• _What the task asks_
Retype only the lines below from the one with "Emit a web page" to the one with "addLabels(labelsRec, recaudo);", inclusive, skipping every image.

• _Material_

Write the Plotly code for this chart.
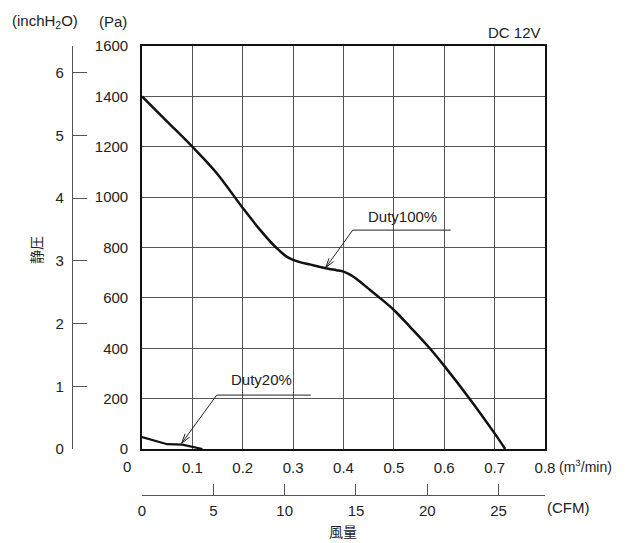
...
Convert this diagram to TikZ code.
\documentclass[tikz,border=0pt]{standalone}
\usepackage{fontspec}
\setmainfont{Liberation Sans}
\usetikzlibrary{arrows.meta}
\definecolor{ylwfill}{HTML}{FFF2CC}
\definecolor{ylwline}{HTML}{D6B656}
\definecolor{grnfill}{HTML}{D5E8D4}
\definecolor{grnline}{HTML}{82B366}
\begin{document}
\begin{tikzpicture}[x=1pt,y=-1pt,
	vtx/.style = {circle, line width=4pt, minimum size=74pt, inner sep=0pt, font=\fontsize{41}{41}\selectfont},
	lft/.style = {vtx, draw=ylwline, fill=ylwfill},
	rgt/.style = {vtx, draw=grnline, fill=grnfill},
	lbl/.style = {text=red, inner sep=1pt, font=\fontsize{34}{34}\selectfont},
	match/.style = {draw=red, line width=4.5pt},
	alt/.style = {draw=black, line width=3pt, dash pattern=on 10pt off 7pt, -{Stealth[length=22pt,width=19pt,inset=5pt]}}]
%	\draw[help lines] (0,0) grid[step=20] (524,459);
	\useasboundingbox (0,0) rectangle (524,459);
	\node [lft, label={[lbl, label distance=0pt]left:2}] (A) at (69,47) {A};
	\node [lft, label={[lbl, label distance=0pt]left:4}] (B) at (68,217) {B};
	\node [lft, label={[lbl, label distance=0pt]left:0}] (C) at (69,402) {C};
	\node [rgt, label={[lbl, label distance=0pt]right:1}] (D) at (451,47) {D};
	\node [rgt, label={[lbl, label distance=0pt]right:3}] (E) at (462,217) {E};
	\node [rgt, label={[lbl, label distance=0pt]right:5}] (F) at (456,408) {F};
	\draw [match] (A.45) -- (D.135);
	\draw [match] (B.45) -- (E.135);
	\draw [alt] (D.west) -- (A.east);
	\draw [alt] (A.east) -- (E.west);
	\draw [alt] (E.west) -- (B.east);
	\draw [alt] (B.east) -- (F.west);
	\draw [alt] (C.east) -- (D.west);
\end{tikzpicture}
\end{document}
...
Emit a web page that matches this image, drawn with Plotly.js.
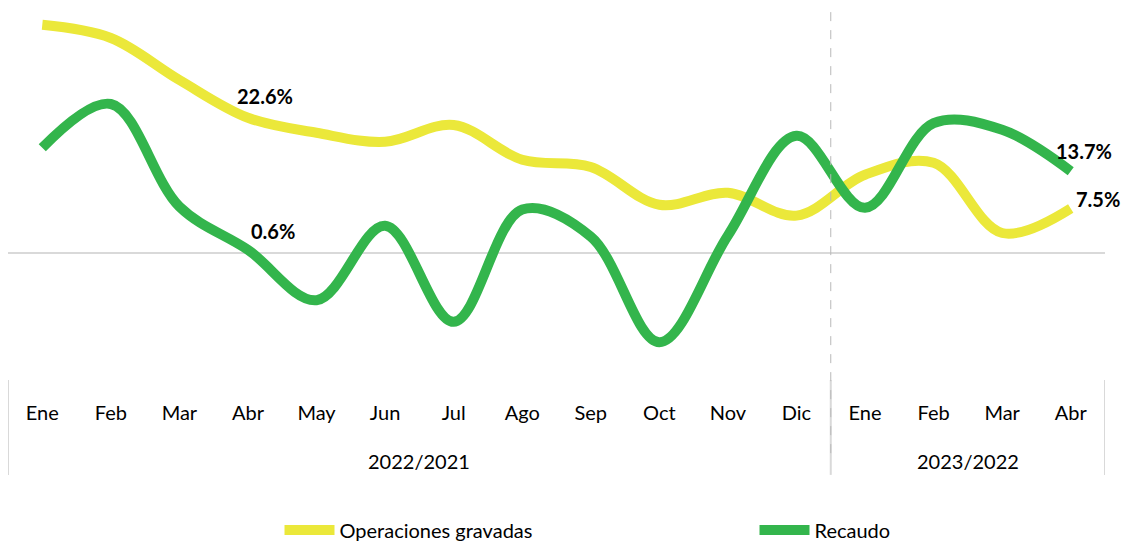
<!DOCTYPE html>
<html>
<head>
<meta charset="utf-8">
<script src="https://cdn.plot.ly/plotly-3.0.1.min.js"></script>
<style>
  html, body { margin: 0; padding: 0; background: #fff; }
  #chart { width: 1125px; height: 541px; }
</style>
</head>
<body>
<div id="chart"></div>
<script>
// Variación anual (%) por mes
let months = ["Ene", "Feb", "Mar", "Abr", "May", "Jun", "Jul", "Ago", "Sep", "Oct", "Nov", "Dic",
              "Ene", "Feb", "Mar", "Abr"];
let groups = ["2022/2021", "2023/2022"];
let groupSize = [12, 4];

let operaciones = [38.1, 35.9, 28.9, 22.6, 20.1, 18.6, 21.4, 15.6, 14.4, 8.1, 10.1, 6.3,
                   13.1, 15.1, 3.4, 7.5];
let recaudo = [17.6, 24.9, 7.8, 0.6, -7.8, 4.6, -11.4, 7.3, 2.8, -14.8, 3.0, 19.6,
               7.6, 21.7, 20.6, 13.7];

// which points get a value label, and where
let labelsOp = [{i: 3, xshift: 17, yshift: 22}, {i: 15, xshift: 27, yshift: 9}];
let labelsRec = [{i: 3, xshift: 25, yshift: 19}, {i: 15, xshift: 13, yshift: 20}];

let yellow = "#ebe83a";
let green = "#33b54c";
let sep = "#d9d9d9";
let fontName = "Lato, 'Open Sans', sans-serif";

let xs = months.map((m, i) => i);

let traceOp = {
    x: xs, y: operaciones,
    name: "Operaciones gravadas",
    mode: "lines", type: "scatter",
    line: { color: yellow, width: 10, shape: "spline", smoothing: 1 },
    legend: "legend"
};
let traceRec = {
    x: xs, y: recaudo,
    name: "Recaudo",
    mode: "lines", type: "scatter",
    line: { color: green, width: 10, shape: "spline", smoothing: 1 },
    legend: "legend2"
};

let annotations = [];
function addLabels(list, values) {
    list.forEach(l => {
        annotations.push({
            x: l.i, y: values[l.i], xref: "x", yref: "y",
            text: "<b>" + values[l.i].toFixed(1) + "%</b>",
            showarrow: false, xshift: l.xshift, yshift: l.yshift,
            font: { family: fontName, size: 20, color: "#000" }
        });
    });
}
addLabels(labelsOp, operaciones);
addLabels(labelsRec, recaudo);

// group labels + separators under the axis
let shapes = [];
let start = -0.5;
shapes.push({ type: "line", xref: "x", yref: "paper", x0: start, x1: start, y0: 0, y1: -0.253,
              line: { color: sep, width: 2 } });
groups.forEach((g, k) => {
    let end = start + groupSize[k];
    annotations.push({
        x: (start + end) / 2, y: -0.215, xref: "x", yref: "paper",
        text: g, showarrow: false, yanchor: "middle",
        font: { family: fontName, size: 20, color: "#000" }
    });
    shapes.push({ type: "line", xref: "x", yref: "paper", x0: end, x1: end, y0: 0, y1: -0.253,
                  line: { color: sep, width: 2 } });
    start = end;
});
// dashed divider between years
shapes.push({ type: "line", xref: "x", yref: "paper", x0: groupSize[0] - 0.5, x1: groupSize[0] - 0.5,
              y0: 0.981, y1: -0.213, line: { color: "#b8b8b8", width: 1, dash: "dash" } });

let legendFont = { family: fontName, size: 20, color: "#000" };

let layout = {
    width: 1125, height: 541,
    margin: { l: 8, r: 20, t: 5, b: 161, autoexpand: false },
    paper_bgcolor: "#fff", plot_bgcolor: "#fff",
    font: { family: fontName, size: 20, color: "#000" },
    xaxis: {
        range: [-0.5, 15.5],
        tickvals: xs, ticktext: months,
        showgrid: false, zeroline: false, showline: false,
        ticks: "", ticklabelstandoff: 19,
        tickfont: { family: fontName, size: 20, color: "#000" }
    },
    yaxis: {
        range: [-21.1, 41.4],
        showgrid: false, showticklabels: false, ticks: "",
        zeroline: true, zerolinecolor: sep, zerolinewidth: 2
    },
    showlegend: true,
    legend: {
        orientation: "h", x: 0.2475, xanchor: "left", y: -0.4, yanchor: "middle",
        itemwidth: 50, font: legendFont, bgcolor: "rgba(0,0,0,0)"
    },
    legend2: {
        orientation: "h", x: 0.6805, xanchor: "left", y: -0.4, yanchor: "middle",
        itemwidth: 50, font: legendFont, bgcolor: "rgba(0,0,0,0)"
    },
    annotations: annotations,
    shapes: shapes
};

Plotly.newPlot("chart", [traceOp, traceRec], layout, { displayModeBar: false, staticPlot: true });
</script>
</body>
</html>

• _Solution for this problem_
Emit a web page that matches this image, drawn with Plotly.js.
<!DOCTYPE html>
<html>
<head>
<meta charset="utf-8">
<script src="https://cdn.plot.ly/plotly-3.0.1.min.js"></script>
<style>
  html, body { margin: 0; padding: 0; background: #fff; }
  #chart { width: 1125px; height: 541px; }
</style>
</head>
<body>
<div id="chart"></div>
<script>
// Variación anual (%) por mes
let months = ["Ene", "Feb", "Mar", "Abr", "May", "Jun", "Jul", "Ago", "Sep", "Oct", "Nov", "Dic",
              "Ene", "Feb", "Mar", "Abr"];
let groups = ["2022/2021", "2023/2022"];
let groupSize = [12, 4];

let operaciones = [38.1, 35.9, 28.9, 22.6, 20.1, 18.6, 21.4, 15.6, 14.4, 8.1, 10.1, 6.3,
                   13.1, 15.1, 3.4, 7.5];
let recaudo = [17.6, 24.9, 7.8, 0.6, -7.8, 4.6, -11.4, 7.3, 2.8, -14.8, 3.0, 19.6,
               7.6, 21.7, 20.6, 13.7];

// which points get a value label, and where
let labelsOp = [{i: 3, xshift: 17, yshift: 22}, {i: 15, xshift: 27, yshift: 9}];
let labelsRec = [{i: 3, xshift: 25, yshift: 19}, {i: 15, xshift: 13, yshift: 20}];

let yellow = "#ebe83a";
let green = "#33b54c";
let sep = "#d9d9d9";
let fontName = "Lato, 'Open Sans', sans-serif";

let xs = months.map((m, i) => i);

let traceOp = {
    x: xs, y: operaciones,
    name: "Operaciones gravadas",
    mode: "lines", type: "scatter",
    line: { color: yellow, width: 10, shape: "spline", smoothing: 1 },
    legend: "legend"
};
let traceRec = {
    x: xs, y: recaudo,
    name: "Recaudo",
    mode: "lines", type: "scatter",
    line: { color: green, width: 10, shape: "spline", smoothing: 1 },
    legend: "legend2"
};

let annotations = [];
function addLabels(list, values) {
    list.forEach(l => {
        annotations.push({
            x: l.i, y: values[l.i], xref: "x", yref: "y",
            text: "<b>" + values[l.i].toFixed(1) + "%</b>",
            showarrow: false, xshift: l.xshift, yshift: l.yshift,
            font: { family: fontName, size: 20, color: "#000" }
        });
    });
}
addLabels(labelsOp, operaciones);
addLabels(labelsRec, recaudo);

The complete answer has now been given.